Scenic designer Robin Stapley puts a big, beautiful matte paining of a Texas sky behind the three ladies, feeding the piece’s gathering sense of mortality. But that endless sky is ultimately a nuisance that points out the yawning disconnect in the production’s scale: Director Mark Ramont hasn’t found a way to make these monologues fill up the room. These are parlor tales, meant to be exchanged at eye level. And yet we’re either looking way up at these wise, soulful storytellers, or, if you’re in the balcony, looking down.

Foote, who won Oscars for his screenplays for To Kill a Mockingbird and Tender Mercies and a Pulitzer for his play The Young Man from Atlanta, wrote juicy parts for women, even not-young women. Those are rare enough that to celebrate them is understandable. To be fair, many of the people I saw this with appeared to love it. I walked out wondering what King Lear would be like if Shakespeare had chosen to omit all the other characters and just have Goneril, Regan, and Cordelia, all having survived to a certain age, sit in chairs and tell us what all happened 25 or 30 years before we came in, without ever getting exercised enough to interrupt one another.

Owl Moon By Liz Maestri Directed by Lise Bruneau; Taffety Punk Theatre Company at Capitol Hill Arts Workshop to Feb. 26

D.C. playwright Liz Maestri’s equal parts pulpy and possibly supernatural comic thriller Owl Moon may be a mess, but at least—aspiring dramatists take note!—stuff happens in it, and it engenders within you a concern and a curiosity for the fate of its variously damaged and damaging characters. Salome and Shell are two...friends? Lovers? Ladies, at any rate, who’ve come to The Woods to get rid of a body, as you do. But no one who goes on walkabout to dump a corpse ever finds solitude in the wilderness—the couple they encounter, Lisa and Isaac, is another violently mismatched pair whose relationship is sketched in only the faintest of pencil strokes.

These particular woods have an agreeably artificial look, which, combined with the cabin interior that forms the other half of Jessica Moretti and Daniel Flint’s set, gives us a sense of having been dropped into a contemporary fairy tale as violent and morbid as those compiled by the Brothers Grimm. (Pricing every ticket at $10, Taffety Punk Theatre Company regularly thinks of ways to make its limited means an aesthetic plus.) Esther Williamson exudes volatility and vulnerability as Shell, a woman whose Christian devotion has been perverted to homicidal ends, while Kimberly Gilbert is great fun as her cooler, but no less dangerous conspirator.

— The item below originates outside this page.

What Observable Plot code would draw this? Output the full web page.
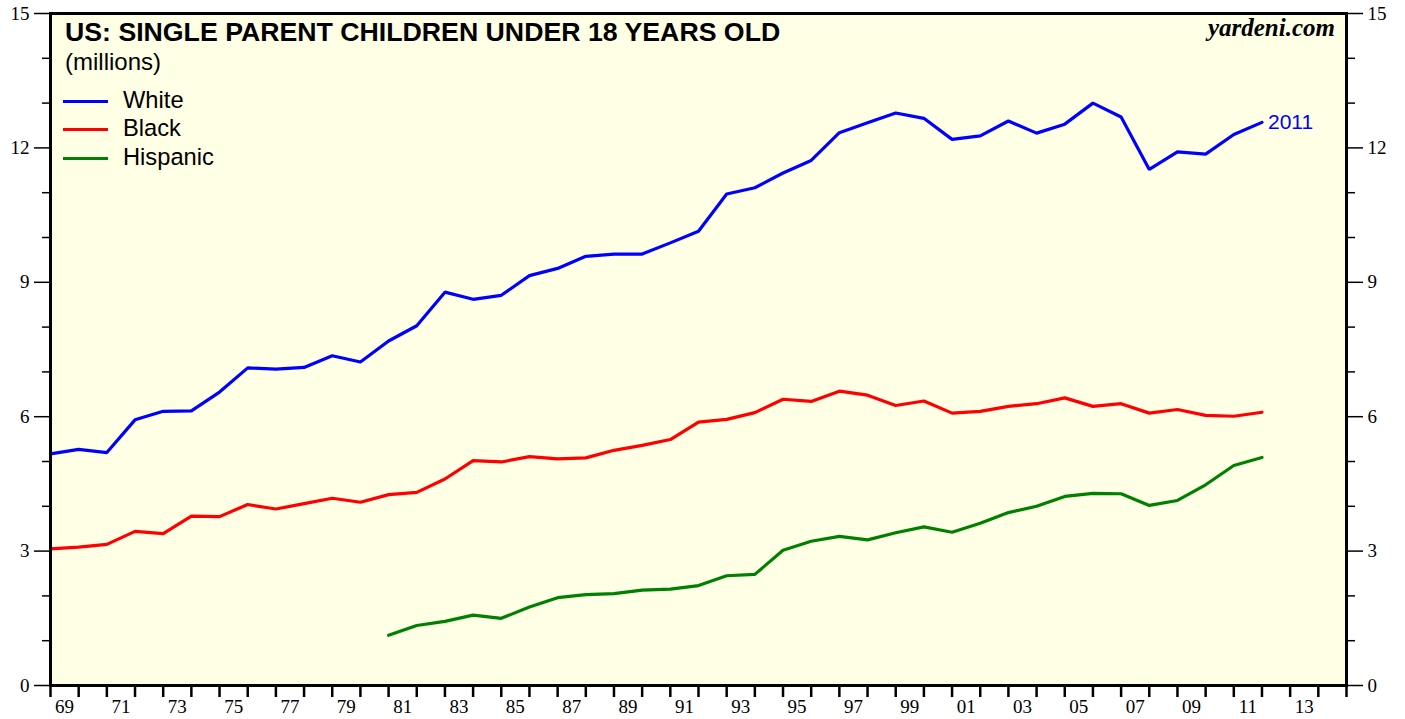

But the title role, more or less, is where it’s at: A kindly spirit-owl puppet built by Don Becker and performed by Marcus Kyd tends to fly away with every scene he’s in, not least because you never know how he’ll treat the spiritual wounds of these sand-blasted souls: His words of consolation run from stoic and elemental (“You are loved and protected!”) to divorced guidance counselor-y (“You’re gonna be just fine”). And when the story, via Gilbert’s character, does briefly veer into direct address, it’s one of the funniest moments of the evening, one that like the best crime and suspense stories makes conspirators of us all.

Our Readers Say

Am glad to hear the others loved it. As did I when I saw it last weekend. Your comparing it to King Lear is apples and oranges.... This is just a different styled play. It is a very moving and lovely piece. The unfolding stories from each of the sisters' perspectives sneak up on you and hit you with the sadness and loss experienced by this family. I was quite touched by its beauty, and by the brilliant acting, and yes, I was entertained as well.